Given instruction:
Return the listing below unchanged, minus its pictures.

** Start Raw data **

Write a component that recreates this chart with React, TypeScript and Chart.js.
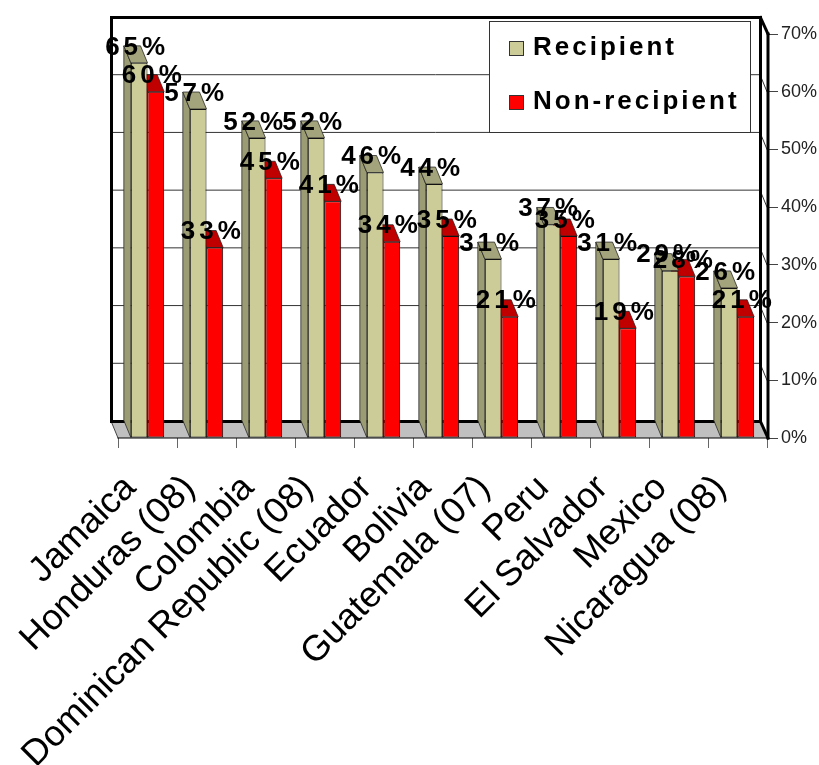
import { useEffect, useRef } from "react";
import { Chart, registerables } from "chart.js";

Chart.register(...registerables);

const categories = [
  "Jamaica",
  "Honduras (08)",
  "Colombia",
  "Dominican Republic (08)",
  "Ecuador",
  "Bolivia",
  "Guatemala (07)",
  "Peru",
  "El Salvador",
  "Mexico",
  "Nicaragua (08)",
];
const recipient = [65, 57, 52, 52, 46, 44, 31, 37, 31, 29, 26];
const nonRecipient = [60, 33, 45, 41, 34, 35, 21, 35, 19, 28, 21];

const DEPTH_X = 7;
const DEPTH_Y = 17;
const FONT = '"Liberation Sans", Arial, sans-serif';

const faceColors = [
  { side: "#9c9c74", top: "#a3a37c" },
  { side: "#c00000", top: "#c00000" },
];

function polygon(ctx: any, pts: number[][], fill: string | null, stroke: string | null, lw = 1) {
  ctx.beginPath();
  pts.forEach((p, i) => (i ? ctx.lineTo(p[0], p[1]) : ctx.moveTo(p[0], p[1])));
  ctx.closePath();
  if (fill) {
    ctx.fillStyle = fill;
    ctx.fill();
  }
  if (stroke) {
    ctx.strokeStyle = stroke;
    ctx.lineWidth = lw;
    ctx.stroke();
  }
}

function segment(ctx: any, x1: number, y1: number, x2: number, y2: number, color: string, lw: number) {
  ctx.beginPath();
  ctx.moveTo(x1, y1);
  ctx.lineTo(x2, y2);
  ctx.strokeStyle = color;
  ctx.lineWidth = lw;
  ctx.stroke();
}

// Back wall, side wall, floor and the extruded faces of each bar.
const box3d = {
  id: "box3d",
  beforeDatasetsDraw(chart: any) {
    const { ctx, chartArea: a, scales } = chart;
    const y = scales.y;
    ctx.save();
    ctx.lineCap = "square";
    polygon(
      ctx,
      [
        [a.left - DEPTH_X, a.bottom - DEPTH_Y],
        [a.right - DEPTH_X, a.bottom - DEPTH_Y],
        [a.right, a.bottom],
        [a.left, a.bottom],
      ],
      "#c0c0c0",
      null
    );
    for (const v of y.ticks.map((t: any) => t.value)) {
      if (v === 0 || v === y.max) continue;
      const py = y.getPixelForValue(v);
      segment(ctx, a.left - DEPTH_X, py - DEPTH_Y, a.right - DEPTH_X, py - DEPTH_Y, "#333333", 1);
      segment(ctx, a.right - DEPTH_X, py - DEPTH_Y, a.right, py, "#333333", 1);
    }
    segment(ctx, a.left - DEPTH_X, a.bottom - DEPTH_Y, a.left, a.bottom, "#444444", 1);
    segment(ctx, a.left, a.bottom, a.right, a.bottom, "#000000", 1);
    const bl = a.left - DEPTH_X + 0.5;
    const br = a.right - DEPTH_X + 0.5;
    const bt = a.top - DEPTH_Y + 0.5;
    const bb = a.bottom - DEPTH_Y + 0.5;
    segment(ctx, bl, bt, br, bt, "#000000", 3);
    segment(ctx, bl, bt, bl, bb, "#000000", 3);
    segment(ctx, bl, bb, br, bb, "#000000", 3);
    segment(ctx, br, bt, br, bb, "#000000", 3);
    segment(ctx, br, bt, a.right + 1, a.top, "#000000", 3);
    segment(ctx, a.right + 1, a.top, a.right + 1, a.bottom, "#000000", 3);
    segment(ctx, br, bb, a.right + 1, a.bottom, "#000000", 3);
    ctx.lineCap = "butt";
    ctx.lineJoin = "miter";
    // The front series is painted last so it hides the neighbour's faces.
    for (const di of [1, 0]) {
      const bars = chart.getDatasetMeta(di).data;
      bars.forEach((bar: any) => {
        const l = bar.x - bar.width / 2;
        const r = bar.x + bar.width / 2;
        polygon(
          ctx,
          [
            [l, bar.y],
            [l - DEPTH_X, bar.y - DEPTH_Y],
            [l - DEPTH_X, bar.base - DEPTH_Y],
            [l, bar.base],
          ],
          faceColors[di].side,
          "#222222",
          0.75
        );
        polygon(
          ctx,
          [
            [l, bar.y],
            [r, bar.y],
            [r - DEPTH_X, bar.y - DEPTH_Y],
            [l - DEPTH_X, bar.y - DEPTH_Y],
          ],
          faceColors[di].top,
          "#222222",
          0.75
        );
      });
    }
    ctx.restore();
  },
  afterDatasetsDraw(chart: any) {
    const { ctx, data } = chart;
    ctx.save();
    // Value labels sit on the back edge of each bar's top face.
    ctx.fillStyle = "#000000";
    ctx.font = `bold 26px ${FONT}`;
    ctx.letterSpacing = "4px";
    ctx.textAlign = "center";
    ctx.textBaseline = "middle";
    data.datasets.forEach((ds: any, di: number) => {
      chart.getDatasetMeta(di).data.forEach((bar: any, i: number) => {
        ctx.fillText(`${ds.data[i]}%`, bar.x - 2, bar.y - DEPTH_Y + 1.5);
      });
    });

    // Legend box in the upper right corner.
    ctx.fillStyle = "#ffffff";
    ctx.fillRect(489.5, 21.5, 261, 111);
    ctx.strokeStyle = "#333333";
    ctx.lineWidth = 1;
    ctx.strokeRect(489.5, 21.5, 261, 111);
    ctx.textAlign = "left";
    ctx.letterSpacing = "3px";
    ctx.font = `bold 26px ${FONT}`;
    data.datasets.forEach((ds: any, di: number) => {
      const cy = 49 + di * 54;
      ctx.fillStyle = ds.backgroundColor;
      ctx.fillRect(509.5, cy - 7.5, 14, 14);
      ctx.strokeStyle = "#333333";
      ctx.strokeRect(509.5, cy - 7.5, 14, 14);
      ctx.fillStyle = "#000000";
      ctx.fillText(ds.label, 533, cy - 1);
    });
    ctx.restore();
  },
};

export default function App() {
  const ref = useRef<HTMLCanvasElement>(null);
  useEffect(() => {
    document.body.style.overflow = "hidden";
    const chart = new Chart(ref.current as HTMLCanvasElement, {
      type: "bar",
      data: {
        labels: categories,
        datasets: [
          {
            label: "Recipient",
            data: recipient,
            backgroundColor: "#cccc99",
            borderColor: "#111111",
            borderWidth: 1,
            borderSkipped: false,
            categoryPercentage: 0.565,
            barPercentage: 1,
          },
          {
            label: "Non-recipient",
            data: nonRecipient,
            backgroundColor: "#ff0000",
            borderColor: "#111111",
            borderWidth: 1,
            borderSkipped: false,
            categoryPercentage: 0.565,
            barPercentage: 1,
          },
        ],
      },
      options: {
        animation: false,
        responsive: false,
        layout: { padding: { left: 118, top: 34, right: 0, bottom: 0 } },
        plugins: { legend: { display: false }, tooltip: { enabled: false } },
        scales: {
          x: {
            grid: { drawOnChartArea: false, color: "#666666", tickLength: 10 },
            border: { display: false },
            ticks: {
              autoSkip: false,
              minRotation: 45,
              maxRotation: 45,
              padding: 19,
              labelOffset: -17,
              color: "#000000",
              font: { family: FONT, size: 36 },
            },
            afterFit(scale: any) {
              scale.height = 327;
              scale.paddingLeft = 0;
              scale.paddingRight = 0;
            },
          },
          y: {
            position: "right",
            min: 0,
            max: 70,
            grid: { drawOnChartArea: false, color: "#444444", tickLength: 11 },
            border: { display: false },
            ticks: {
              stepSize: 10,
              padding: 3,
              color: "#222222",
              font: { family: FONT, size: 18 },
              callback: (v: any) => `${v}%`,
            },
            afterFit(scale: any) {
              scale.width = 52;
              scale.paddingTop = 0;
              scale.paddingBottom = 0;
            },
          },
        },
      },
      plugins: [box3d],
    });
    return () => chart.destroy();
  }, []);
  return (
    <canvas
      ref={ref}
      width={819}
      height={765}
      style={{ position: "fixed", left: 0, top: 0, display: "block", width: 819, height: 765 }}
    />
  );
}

** End Raw data **

Exercise output:
Write a component that recreates this chart with React, TypeScript and Chart.js.
import { useEffect, useRef } from "react";
import { Chart, registerables } from "chart.js";

Chart.register(...registerables);

const categories = [
  "Jamaica",
  "Honduras (08)",
  "Colombia",
  "Dominican Republic (08)",
  "Ecuador",
  "Bolivia",
  "Guatemala (07)",
  "Peru",
  "El Salvador",
  "Mexico",
  "Nicaragua (08)",
];
const recipient = [65, 57, 52, 52, 46, 44, 31, 37, 31, 29, 26];
const nonRecipient = [60, 33, 45, 41, 34, 35, 21, 35, 19, 28, 21];

const DEPTH_X = 7;
const DEPTH_Y = 17;
const FONT = '"Liberation Sans", Arial, sans-serif';

const faceColors = [
  { side: "#9c9c74", top: "#a3a37c" },
  { side: "#c00000", top: "#c00000" },
];

function polygon(ctx: any, pts: number[][], fill: string | null, stroke: string | null, lw = 1) {
  ctx.beginPath();
  pts.forEach((p, i) => (i ? ctx.lineTo(p[0], p[1]) : ctx.moveTo(p[0], p[1])));
  ctx.closePath();
  if (fill) {
    ctx.fillStyle = fill;
    ctx.fill();
  }
  if (stroke) {
    ctx.strokeStyle = stroke;
    ctx.lineWidth = lw;
    ctx.stroke();
  }
}

function segment(ctx: any, x1: number, y1: number, x2: number, y2: number, color: string, lw: number) {
  ctx.beginPath();
  ctx.moveTo(x1, y1);
  ctx.lineTo(x2, y2);
  ctx.strokeStyle = color;
  ctx.lineWidth = lw;
  ctx.stroke();
}

// Back wall, side wall, floor and the extruded faces of each bar.
const box3d = {
  id: "box3d",
  beforeDatasetsDraw(chart: any) {
    const { ctx, chartArea: a, scales } = chart;
    const y = scales.y;
    ctx.save();
    ctx.lineCap = "square";
    polygon(
      ctx,
      [
        [a.left - DEPTH_X, a.bottom - DEPTH_Y],
        [a.right - DEPTH_X, a.bottom - DEPTH_Y],
        [a.right, a.bottom],
        [a.left, a.bottom],
      ],
      "#c0c0c0",
      null
    );
    for (const v of y.ticks.map((t: any) => t.value)) {
      if (v === 0 || v === y.max) continue;
      const py = y.getPixelForValue(v);
      segment(ctx, a.left - DEPTH_X, py - DEPTH_Y, a.right - DEPTH_X, py - DEPTH_Y, "#333333", 1);
      segment(ctx, a.right - DEPTH_X, py - DEPTH_Y, a.right, py, "#333333", 1);
    }
    segment(ctx, a.left - DEPTH_X, a.bottom - DEPTH_Y, a.left, a.bottom, "#444444", 1);
    segment(ctx, a.left, a.bottom, a.right, a.bottom, "#000000", 1);
    const bl = a.left - DEPTH_X + 0.5;
    const br = a.right - DEPTH_X + 0.5;
    const bt = a.top - DEPTH_Y + 0.5;
    const bb = a.bottom - DEPTH_Y + 0.5;
    segment(ctx, bl, bt, br, bt, "#000000", 3);
    segment(ctx, bl, bt, bl, bb, "#000000", 3);
    segment(ctx, bl, bb, br, bb, "#000000", 3);
    segment(ctx, br, bt, br, bb, "#000000", 3);
    segment(ctx, br, bt, a.right + 1, a.top, "#000000", 3);
    segment(ctx, a.right + 1, a.top, a.right + 1, a.bottom, "#000000", 3);
    segment(ctx, br, bb, a.right + 1, a.bottom, "#000000", 3);
    ctx.lineCap = "butt";
    ctx.lineJoin = "miter";
    // The front series is painted last so it hides the neighbour's faces.
    for (const di of [1, 0]) {
      const bars = chart.getDatasetMeta(di).data;
      bars.forEach((bar: any) => {
        const l = bar.x - bar.width / 2;
        const r = bar.x + bar.width / 2;
        polygon(
          ctx,
          [
            [l, bar.y],
            [l - DEPTH_X, bar.y - DEPTH_Y],
            [l - DEPTH_X, bar.base - DEPTH_Y],
            [l, bar.base],
          ],
          faceColors[di].side,
          "#222222",
          0.75
        );
        polygon(
          ctx,
          [
            [l, bar.y],
            [r, bar.y],
            [r - DEPTH_X, bar.y - DEPTH_Y],
            [l - DEPTH_X, bar.y - DEPTH_Y],
          ],
          faceColors[di].top,
          "#222222",
          0.75
        );
      });
    }
    ctx.restore();
  },
  afterDatasetsDraw(chart: any) {
    const { ctx, data } = chart;
    ctx.save();
    // Value labels sit on the back edge of each bar's top face.
    ctx.fillStyle = "#000000";
    ctx.font = `bold 26px ${FONT}`;
    ctx.letterSpacing = "4px";
    ctx.textAlign = "center";
    ctx.textBaseline = "middle";
    data.datasets.forEach((ds: any, di: number) => {
      chart.getDatasetMeta(di).data.forEach((bar: any, i: number) => {
        ctx.fillText(`${ds.data[i]}%`, bar.x - 2, bar.y - DEPTH_Y + 1.5);
      });
    });

    // Legend box in the upper right corner.
    ctx.fillStyle = "#ffffff";
    ctx.fillRect(489.5, 21.5, 261, 111);
    ctx.strokeStyle = "#333333";
    ctx.lineWidth = 1;
    ctx.strokeRect(489.5, 21.5, 261, 111);
    ctx.textAlign = "left";
    ctx.letterSpacing = "3px";
    ctx.font = `bold 26px ${FONT}`;
    data.datasets.forEach((ds: any, di: number) => {
      const cy = 49 + di * 54;
      ctx.fillStyle = ds.backgroundColor;
      ctx.fillRect(509.5, cy - 7.5, 14, 14);
      ctx.strokeStyle = "#333333";
      ctx.strokeRect(509.5, cy - 7.5, 14, 14);
      ctx.fillStyle = "#000000";
      ctx.fillText(ds.label, 533, cy - 1);
    });
    ctx.restore();
  },
};

export default function App() {
  const ref = useRef<HTMLCanvasElement>(null);
  useEffect(() => {
    document.body.style.overflow = "hidden";
    const chart = new Chart(ref.current as HTMLCanvasElement, {
      type: "bar",
      data: {
        labels: categories,
        datasets: [
          {
            label: "Recipient",
            data: recipient,
            backgroundColor: "#cccc99",
            borderColor: "#111111",
            borderWidth: 1,
            borderSkipped: false,
            categoryPercentage: 0.565,
            barPercentage: 1,
          },
          {
            label: "Non-recipient",
            data: nonRecipient,
            backgroundColor: "#ff0000",
            borderColor: "#111111",
            borderWidth: 1,
            borderSkipped: false,
            categoryPercentage: 0.565,
            barPercentage: 1,
          },
        ],
      },
      options: {
        animation: false,
        responsive: false,
        layout: { padding: { left: 118, top: 34, right: 0, bottom: 0 } },
        plugins: { legend: { display: false }, tooltip: { enabled: false } },
        scales: {
          x: {
            grid: { drawOnChartArea: false, color: "#666666", tickLength: 10 },
            border: { display: false },
            ticks: {
              autoSkip: false,
              minRotation: 45,
              maxRotation: 45,
              padding: 19,
              labelOffset: -17,
              color: "#000000",
              font: { family: FONT, size: 36 },
            },
            afterFit(scale: any) {
              scale.height = 327;
              scale.paddingLeft = 0;
              scale.paddingRight = 0;
            },
          },
          y: {
            position: "right",
            min: 0,
            max: 70,
            grid: { drawOnChartArea: false, color: "#444444", tickLength: 11 },
            border: { display: false },
            ticks: {
              stepSize: 10,
              padding: 3,
              color: "#222222",
              font: { family: FONT, size: 18 },
              callback: (v: any) => `${v}%`,
            },
            afterFit(scale: any) {
              scale.width = 52;
              scale.paddingTop = 0;
              scale.paddingBottom = 0;
            },
          },
        },
      },
      plugins: [box3d],
    });
    return () => chart.destroy();
  }, []);
  return (
    <canvas
      ref={ref}
      width={819}
      height={765}
      style={{ position: "fixed", left: 0, top: 0, display: "block", width: 819, height: 765 }}
    />
  );
}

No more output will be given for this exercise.